There are a lot of factors involved. The best way to find out is to try it and compare before and after.

Another solution would be to replace the stock cooling on the card with a high performance aftermarket cooler.


----------



## StevoK (Mar 29, 2009)

I have no clue how to do that, I am sure I would break something lol.


----------



## StevoK (Mar 29, 2009)

I'm starting to wonder if it is even worth it to get those 4 fans, like you said I would need to get them to see the difference.


----------



## JMPC (Jan 15, 2011)

You could always just replace the fan would blow on the card if that's where you side fan is located and see how that does. When purchasing a fan, check the reviews for the decibels at different RPM's so you have an idea of how loud it's going to be. If noise isn't an issue just get something that pushes a ton of air.

You could also use something like MSI Afterburner Fan Control to raise the speed of the GPU fan to see if that helps.


----------



## WereBo (Apr 5, 2008)

If you don't have any fan(s) on the back of the case, then fitting an exhaust-fan there will definitely bring the temperature down. A side-fan can often help drop the temperature too, but not always - Whether the side-fan should be inlet or outlet varies from PC to PC, it's purely trial-n-error.

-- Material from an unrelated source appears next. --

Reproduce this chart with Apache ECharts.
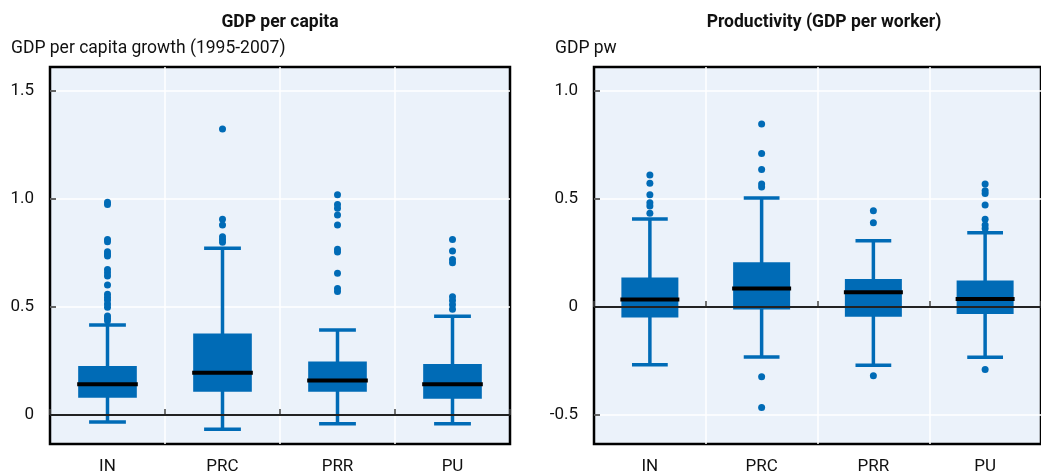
<!DOCTYPE html>
<html>
<head>
<meta charset="utf-8">
<script src="https://cdn.jsdelivr.net/npm/echarts@6/dist/echarts.min.js"></script>
<style>
html,body{margin:0;padding:0;background:#fff;}
#chart{width:1041px;height:475px;}
</style>
</head>
<body>
<div id="chart"></div>
<script>
// ---- Data ----
const categories = ['IN', 'PRC', 'PRR', 'PU'];

// GDP per capita growth (1995-2007): [low whisker, Q1, median, Q3, high whisker]
const gdpLow    = [-0.032, -0.066, -0.040, -0.040];
const gdpQ1     = [0.080, 0.108, 0.108, 0.076];
const gdpMedian = [0.143, 0.196, 0.160, 0.143];
const gdpQ3     = [0.227, 0.378, 0.248, 0.236];
const gdpHigh   = [0.417, 0.772, 0.394, 0.457];
const gdpOutIN  = [0.985, 0.975, 0.813, 0.802, 0.756, 0.745, 0.736, 0.674, 0.659, 0.644, 0.602, 0.559, 0.545, 0.532, 0.514, 0.499, 0.458, 0.448, 0.437];
const gdpOutPRC = [1.324, 0.906, 0.880, 0.825, 0.812, 0.800];
const gdpOutPRR = [1.020, 0.975, 0.957, 0.926, 0.880, 0.767, 0.755, 0.656, 0.586, 0.572];
const gdpOutPU  = [0.813, 0.759, 0.720, 0.705, 0.548, 0.530, 0.510, 0.490];

// Productivity (GDP per worker)
const pwLow    = [-0.267, -0.231, -0.270, -0.233];
const pwQ1     = [-0.048, -0.012, -0.045, -0.032];
const pwMedian = [0.035, 0.086, 0.068, 0.037];
const pwQ3     = [0.137, 0.207, 0.130, 0.123];
const pwHigh   = [0.407, 0.505, 0.307, 0.344];
const pwOutIN  = [0.611, 0.573, 0.520, 0.483, 0.468, 0.434];
const pwOutPRC = [0.847, 0.711, 0.636, 0.569, 0.555, -0.323, -0.465];
const pwOutPRR = [0.446, 0.390, -0.318];
const pwOutPU  = [0.569, 0.538, 0.525, 0.472, 0.406, 0.380, 0.364, -0.289];

const leftTitle = 'GDP per capita';
const leftUnit = 'GDP per capita growth (1995-2007)';
const rightTitle = 'Productivity (GDP per worker)';
const rightUnit = 'GDP pw';

// ---- Build ----
const BLUE = '#006BB6';
const FONT = 'Roboto, "Liberation Sans", sans-serif';

function boxData(low, q1, med, q3, high) {
  return categories.map((c, i) => [i, low[i], q1[i], med[i], q3[i], high[i]]);
}
function outData(lists) {
  const out = [];
  lists.forEach((arr, i) => arr.forEach(v => out.push([i, v])));
  return out;
}

function renderBox(params, api) {
  const x = api.value(0);
  const pLow = api.coord([x, api.value(1)]);
  const pQ1 = api.coord([x, api.value(2)]);
  const pMed = api.coord([x, api.value(3)]);
  const pQ3 = api.coord([x, api.value(4)]);
  const pHigh = api.coord([x, api.value(5)]);
  const bw = api.size([1, 0])[0];
  const boxW = bw * 0.51;
  const capW = bw * 0.32;
  const cx = pMed[0];
  return {
    type: 'group',
    children: [
      { type: 'line', shape: { x1: cx, y1: pLow[1], x2: cx, y2: pHigh[1] }, style: { stroke: BLUE, lineWidth: 3.5 } },
      { type: 'line', shape: { x1: cx - capW / 2, y1: pLow[1], x2: cx + capW / 2, y2: pLow[1] }, style: { stroke: BLUE, lineWidth: 3.5 } },
      { type: 'line', shape: { x1: cx - capW / 2, y1: pHigh[1], x2: cx + capW / 2, y2: pHigh[1] }, style: { stroke: BLUE, lineWidth: 3.5 } },
      { type: 'rect', shape: { x: cx - boxW / 2, y: pQ3[1], width: boxW, height: pQ1[1] - pQ3[1] }, style: { fill: BLUE } },
      { type: 'line', shape: { x1: cx - boxW / 2 - 1, y1: pMed[1], x2: cx + boxW / 2 + 1, y2: pMed[1] }, style: { stroke: '#000', lineWidth: 4 } }
    ]
  };
}

function fmt(v) {
  if (Math.abs(v) < 1e-9) return '0';
  return v.toFixed(1);
}

const gridCommon = {
  top: 67, bottom: 31, show: true,
  backgroundColor: '#EBF2FA', borderColor: '#000', borderWidth: 2.5
};

function xAxis(gi) {
  return {
    type: 'category', gridIndex: gi, data: categories,
    axisLine: { show: false },
    axisTick: { show: true, inside: true, length: 6, lineStyle: { color: '#444', width: 1.5 } },
    axisLabel: { color: '#111', fontSize: 17, fontFamily: FONT, margin: 14 },
    splitLine: { show: true, showMinLine: false, showMaxLine: false, lineStyle: { color: '#fff', width: 1.5 } }
  };
}
function yAxis(gi, min, max) {
  return {
    type: 'value', gridIndex: gi, min: min, max: max, splitNumber: 3,
    axisLine: { show: false },
    axisTick: { show: true, inside: true, length: 6, lineStyle: { color: '#333', width: 1.5 } },
    axisLabel: { color: '#111', fontSize: 17, fontFamily: FONT, margin: 16, showMinLabel: false, showMaxLabel: false, formatter: fmt },
    splitLine: { show: true, showMinLine: false, showMaxLine: false, lineStyle: { color: '#fff', width: 1.5 } }
  };
}

function panelSeries(gi, box, outs) {
  return [
    {
      type: 'line', xAxisIndex: gi, yAxisIndex: gi, data: [], z: 1, silent: true,
      markLine: { silent: true, symbol: 'none', label: { show: false },
        lineStyle: { color: '#222', width: 2, type: 'solid' }, data: [{ yAxis: 0 }] }
    },
    {
      type: 'custom', xAxisIndex: gi, yAxisIndex: gi, z: 3, data: box,
      encode: { x: 0, y: [1, 2, 3, 4, 5] }, renderItem: renderBox
    },
    {
      type: 'scatter', xAxisIndex: gi, yAxisIndex: gi, z: 4, data: outs,
      symbolSize: 7, itemStyle: { color: BLUE, opacity: 1 }
    }
  ];
}

const option = {
  animation: false,
  backgroundColor: '#fff',
  textStyle: { fontFamily: FONT },
  graphic: [
    { type: 'text', x: 280, y: 23, style: { text: leftTitle, textAlign: 'center', textVerticalAlign: 'middle', font: 'bold 17.5px ' + FONT, fill: '#111' } },
    { type: 'text', x: 11, y: 49, style: { text: leftUnit, textAlign: 'left', textVerticalAlign: 'middle', font: '17.5px ' + FONT, fill: '#111' } },
    { type: 'text', x: 824, y: 23, style: { text: rightTitle, textAlign: 'center', textVerticalAlign: 'middle', font: 'bold 17.5px ' + FONT, fill: '#111' } },
    { type: 'text', x: 555, y: 49, style: { text: rightUnit, textAlign: 'left', textVerticalAlign: 'middle', font: '17.5px ' + FONT, fill: '#111' } }
  ],
  grid: [
    Object.assign({ left: 50, right: 531 }, gridCommon),
    Object.assign({ left: 594, right: -13 }, gridCommon)
  ],
  xAxis: [xAxis(0), xAxis(1)],
  yAxis: [yAxis(0, -0.134, 1.611), yAxis(1, -0.634, 1.111)],
  series: [].concat(
    panelSeries(0, boxData(gdpLow, gdpQ1, gdpMedian, gdpQ3, gdpHigh), outData([gdpOutIN, gdpOutPRC, gdpOutPRR, gdpOutPU])),
    panelSeries(1, boxData(pwLow, pwQ1, pwMedian, pwQ3, pwHigh), outData([pwOutIN, pwOutPRC, pwOutPRR, pwOutPU]))
  )
};

const chart = echarts.init(document.getElementById('chart'), null, { renderer: 'canvas' });
chart.setOption(option);
</script>
</body>
</html>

A bottom-fan depends on the PC's location, if it sits on a carpeted floor, it'll suck in a ton of dust, taking the temps up - If it's on a desk, then it might well be OK, though how effective at dropping the temp. is unknown 'til tested.

Front-fans are usually for lowering HDD temps, by the time air is blown in and passed over the drives, it's already warm so won't do much to cooling the rest of the inside gubbins.

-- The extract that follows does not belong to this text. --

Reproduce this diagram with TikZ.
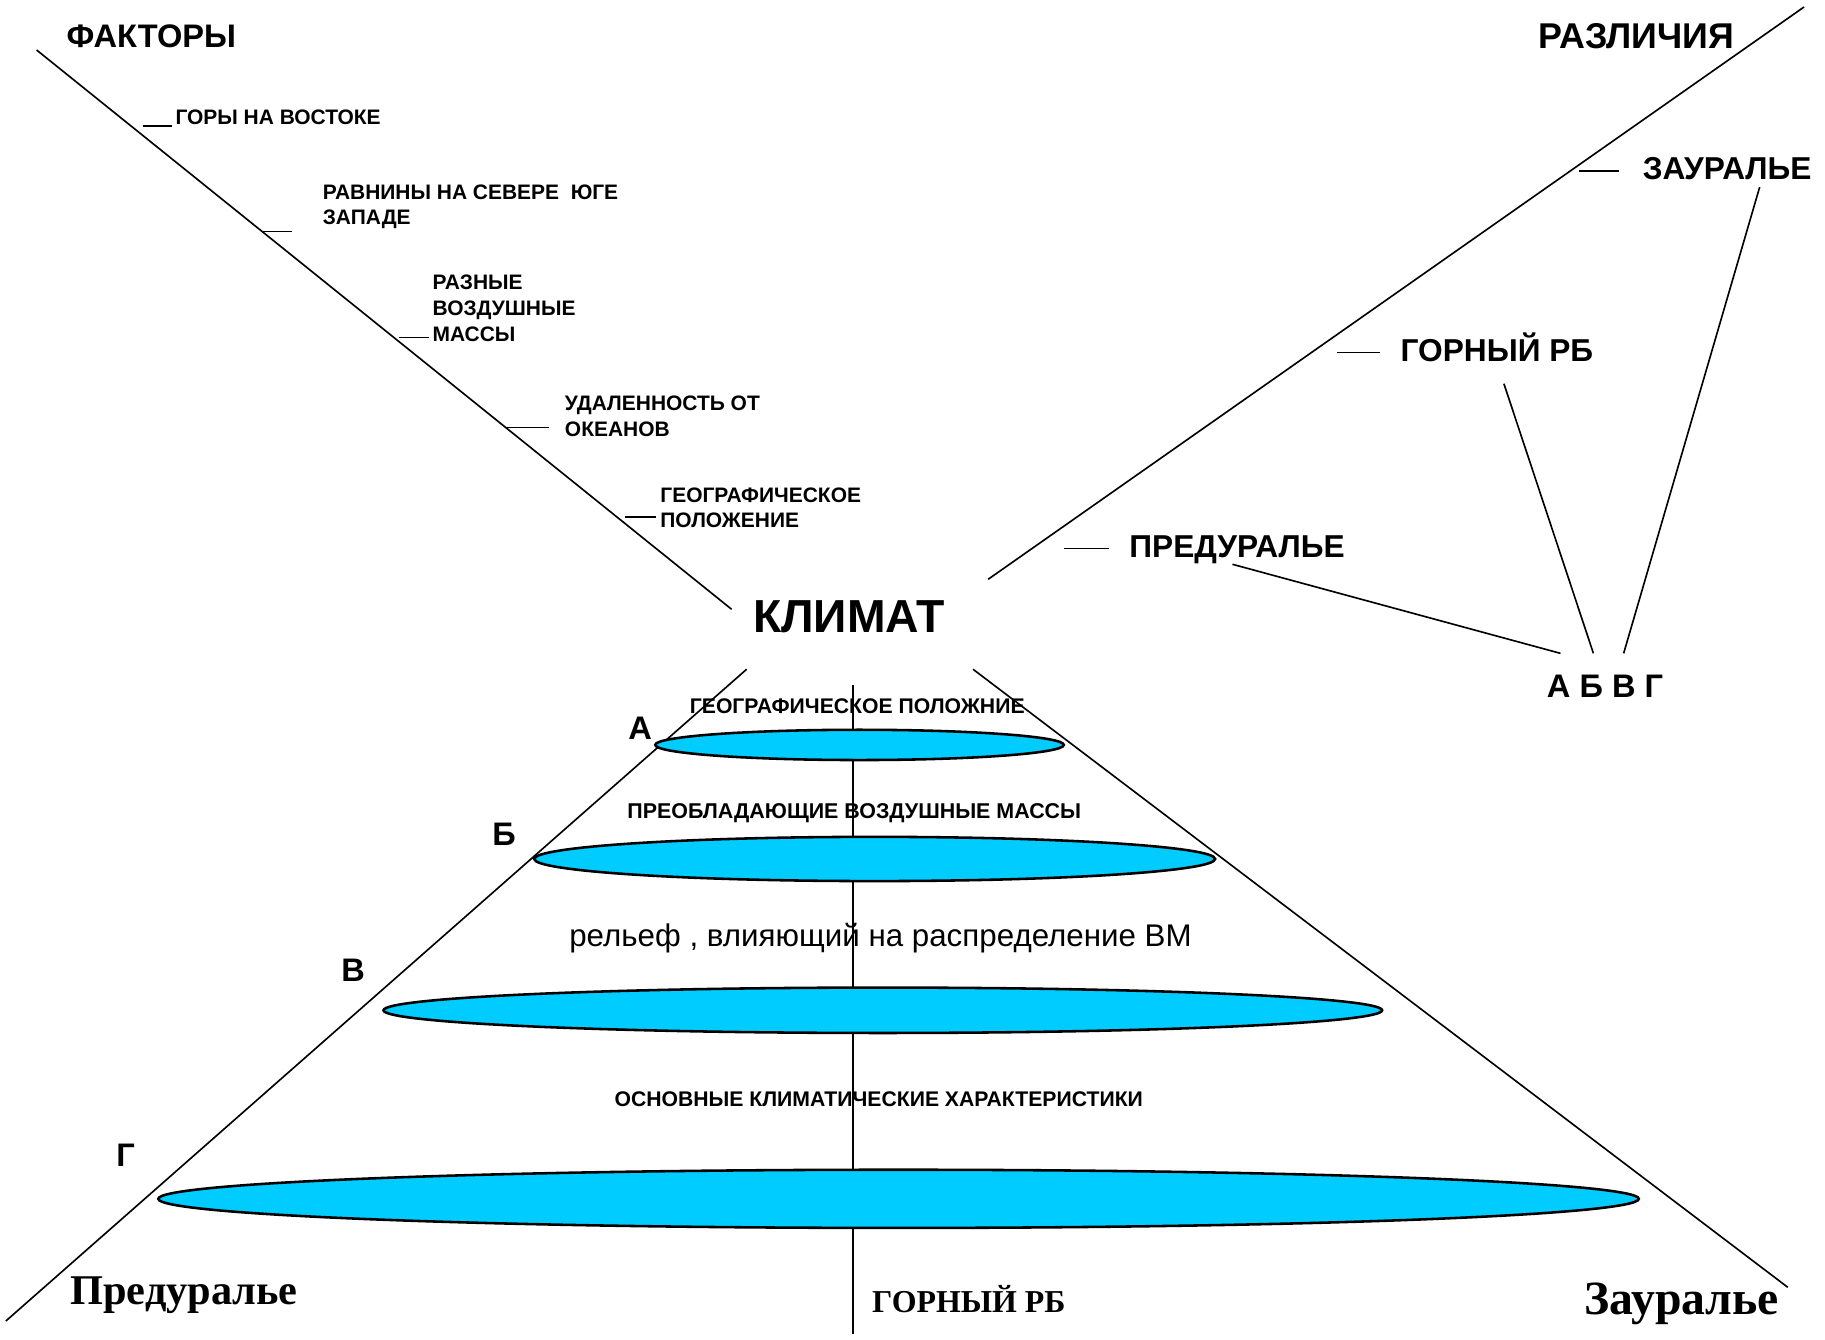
\documentclass[tikz,border=0pt]{standalone}
\usepackage{fontspec}
\setmainfont{Liberation Sans}
\newfontfamily\serifbold{Liberation Serif}
\usetikzlibrary{calc}
\definecolor{discblue}{RGB}{0,204,255}

\begin{document}
\begin{tikzpicture}[x=0.5pt,y=0.5pt,yscale=-1,xscale=1,
  axisline/.style={line width=0.7pt},
  headtxt/.style={font=\bfseries\fontsize{14}{16}\selectfont, inner sep=0pt},
  regiontxt/.style={font=\bfseries\fontsize{13.6}{16}\selectfont, inner sep=0pt},
  facttxt/.style={font=\bfseries\fontsize{9}{11}\selectfont, inner sep=0pt, align=left},
  layertxt/.style={font=\bfseries\fontsize{9.1}{11}\selectfont, inner sep=0pt},
  disc/.style={draw=black, line width=1.1pt, fill=discblue}]
\useasboundingbox (0,0) rectangle (1568,1151);

%Straight Lines (factors)
\draw[axisline] (31.5,43) -- (628.6,523.5) ;
\draw[axisline] (122.6,108) -- (147.6,108) ;
\draw[axisline] (226,198.8) -- (251,198.8) ;
\draw[axisline] (343,290) -- (369,290) ;
\draw[axisline] (435,367.3) -- (472,367.3) ;
\draw[axisline] (537,444) -- (564,444) ;
%Straight Lines (differences)
\draw[axisline] (849,497.7) -- (1550,6) ;
\draw[axisline] (1356.6,146.7) -- (1391,146.7) ;
\draw[axisline] (1149,303) -- (1185.4,303) ;
\draw[axisline] (914.5,471.4) -- (953,471.4) ;

% Text Node
\node[headtxt, anchor=base] (faktory) at (130,41) {ФАКТОРЫ};
% Text Node
\node[headtxt, font=\bfseries\fontsize{15.4}{17}\selectfont, anchor=base] (razlichiya) at (1406,42) {РАЗЛИЧИЯ};
% Text Node
\node[facttxt, anchor=base west] (gory) at (150.4,107) {ГОРЫ НА ВОСТОКЕ};
% Text Node
\node[facttxt, anchor=base west] (ravniny) at (277,193) {РАВНИНЫ НА СЕВЕРЕ~ ЮГЕ\\ЗАПАДЕ};
% Text Node
\node[facttxt, anchor=base west] (massy) at (371.3,293) {РАЗНЫЕ\\ВОЗДУШНЫЕ\\МАССЫ};
% Text Node
\node[facttxt, anchor=base west] (udal) at (485,375) {УДАЛЕННОСТЬ ОТ\\ОКЕАНОВ};
% Text Node
\node[facttxt, anchor=base west] (geopol) at (567,453.6) {ГЕОГРАФИЧЕСКОЕ\\ПОЛОЖЕНИЕ};
% Text Node
\node[font=\bfseries\fontsize{19.9}{22}\selectfont, inner sep=0pt, anchor=base] (klimat) at (729.5,543) {КЛИМАТ};

% Text Node
\node[regiontxt, anchor=base west] (zaural) at (1411,154) {ЗАУРАЛЬЕ};
% Text Node
\node[regiontxt, anchor=base west] (gornyi) at (1203,311) {ГОРНЫЙ РБ};
% Text Node
\node[regiontxt, anchor=base west] (predural) at (970,479) {ПРЕДУРАЛЬЕ};
% Text Node
\node[headtxt, anchor=base] (abvg) at (1379,599) {А Б В Г};

%Straight Lines (to А Б В Г)
\draw[axisline] ($(predural.south)+(-4,0)$) -- ($(abvg.north west)+(12,-18)$) ;
\draw[axisline] ($(gornyi.south)+(6,18)$) -- ($(abvg.north)+(-10,-18)$) ;
\draw[axisline] ($(zaural.south east)+(-45,6)$) -- ($(abvg.north)+(16,-18)$) ;

%Cone
\draw[axisline] (641.5,575) -- (5,1135) ;
\draw[axisline] (836,575) -- (1536,1106) ;
\draw[axisline] (732.6,588.5) -- (732.6,1146) ;

%Shapes: Ellipse
\draw[disc] (738.5,640) ellipse [x radius=87.75pt, y radius=6.5pt];
\draw[disc] (751.5,738) ellipse [x radius=146.25pt, y radius=9.5pt];
\draw[disc] (758.5,868) ellipse [x radius=214.5pt, y radius=9.75pt];
\draw[disc] (772,1030) ellipse [x radius=318pt, y radius=12.5pt];

% Text Node
\node[headtxt, anchor=base] (letA) at (550,635) {А};
\node[headtxt, anchor=base] (letB) at (433,726) {Б};
\node[headtxt, anchor=base] (letV) at (303.5,843) {В};
\node[headtxt, anchor=base] (letG) at (108,1002) {Г};

% Text Node
\node[layertxt, anchor=base] (layer1) at (736.5,613) {ГЕОГРАФИЧЕСКОЕ ПОЛОЖНИЕ};
% Text Node
\node[layertxt, font=\bfseries\fontsize{9.2}{11}\selectfont, anchor=base] (layer2) at (734,703) {ПРЕОБЛАДАЮЩИЕ ВОЗДУШНЫЕ МАССЫ};
% Text Node
\node[font=\fontsize{13.45}{15}\selectfont, inner sep=0pt, anchor=base] (layer3) at (756.5,813) {рельеф , влияющий на распределение ВМ};
% Text Node
\node[layertxt, anchor=base] (layer4) at (755,951) {ОСНОВНЫЕ КЛИМАТИЧЕСКИЕ ХАРАКТЕРИСТИКИ};

% Text Node
\node[font=\serifbold\bfseries\fontsize{18.2}{20}\selectfont, inner sep=0pt, anchor=base west] (predbot) at (60,1121) {Предуралье};
% Text Node
\node[font=\serifbold\bfseries\fontsize{13.7}{16}\selectfont, inner sep=0pt, anchor=base west] (gornbot) at (749,1128) {ГОРНЫЙ РБ};
% Text Node
\node[font=\serifbold\bfseries\fontsize{20.5}{22}\selectfont, inner sep=0pt, anchor=base west] (zaurbot) at (1361,1129) {Зауралье};

\end{tikzpicture}
\end{document}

Another factor to improve your fans efficiency is how tidy your cables are - If you have cables strewn everywhere, they can block the smooth airflow from front to back, causing hotspots etc. 

I'd suggest buying 1 or 2 of the Scythes then trying them on the back and side, the back one sucking air out, the side-fan should be tried both ways to see which is best, in or out.


----------



## StevoK (Mar 29, 2009)

Thanks for the reply. I went with different fans. I replacted the crappy stock one on the back of my case, and also put one on the bottom. My GPU idles at 38 now instead of 42-44. Still goes up in temp when watching videos on Youtube...dunnoy why. But I need to put one on the side, it should be feeding the GPU cold air from the side for the best right?


----------



## WereBo (Apr 5, 2008)

The side-fan varies from PC to PC - I originally fitted one to my case, blowing air in and my CPU and GPU temps went up by approx 5C - When I reversed it to sucking warm air out, the temps dropped by approx 8C-10C.

Other folks have discovered their PC is better with the side-fan t'other way round, whereas others have found it best without a side-fan - The general consensus seems to be that a side-fan will either enhance or interrupt the smooth airflow from front to back.

I've got a 120mm 'front-in', 2 x 80mm 'rear-out' and another 80mm 'side-out' and my CPU-temp 39C, 3 x HDD's 34C 35C and 36C, GPU is 68C running flat-out with the '[email protected]' - The GPU was running at 56C last week, but I live in a very dusty environment (Mrs WereBo's into textile-crafts







), so everything will be covered with a thin blanket by now - Both CPU and GPU have stock-cooling.


----------



## StevoK (Mar 29, 2009)

Ok, so does it depend on how dusty my room is? Like I'm running a 6970 XFX 2GB, in a Cooler Maste 690 II Advanced. I guess the best way is to try it right? and see what my temps get to?


----------



## WereBo (Apr 5, 2008)

Yep, a dusty room is the hated enemy of PCs - Just think of the lagging you have around hot-water tanks, pipes etc. When it boils down to it, you gotta finally try it and see :grin:


----------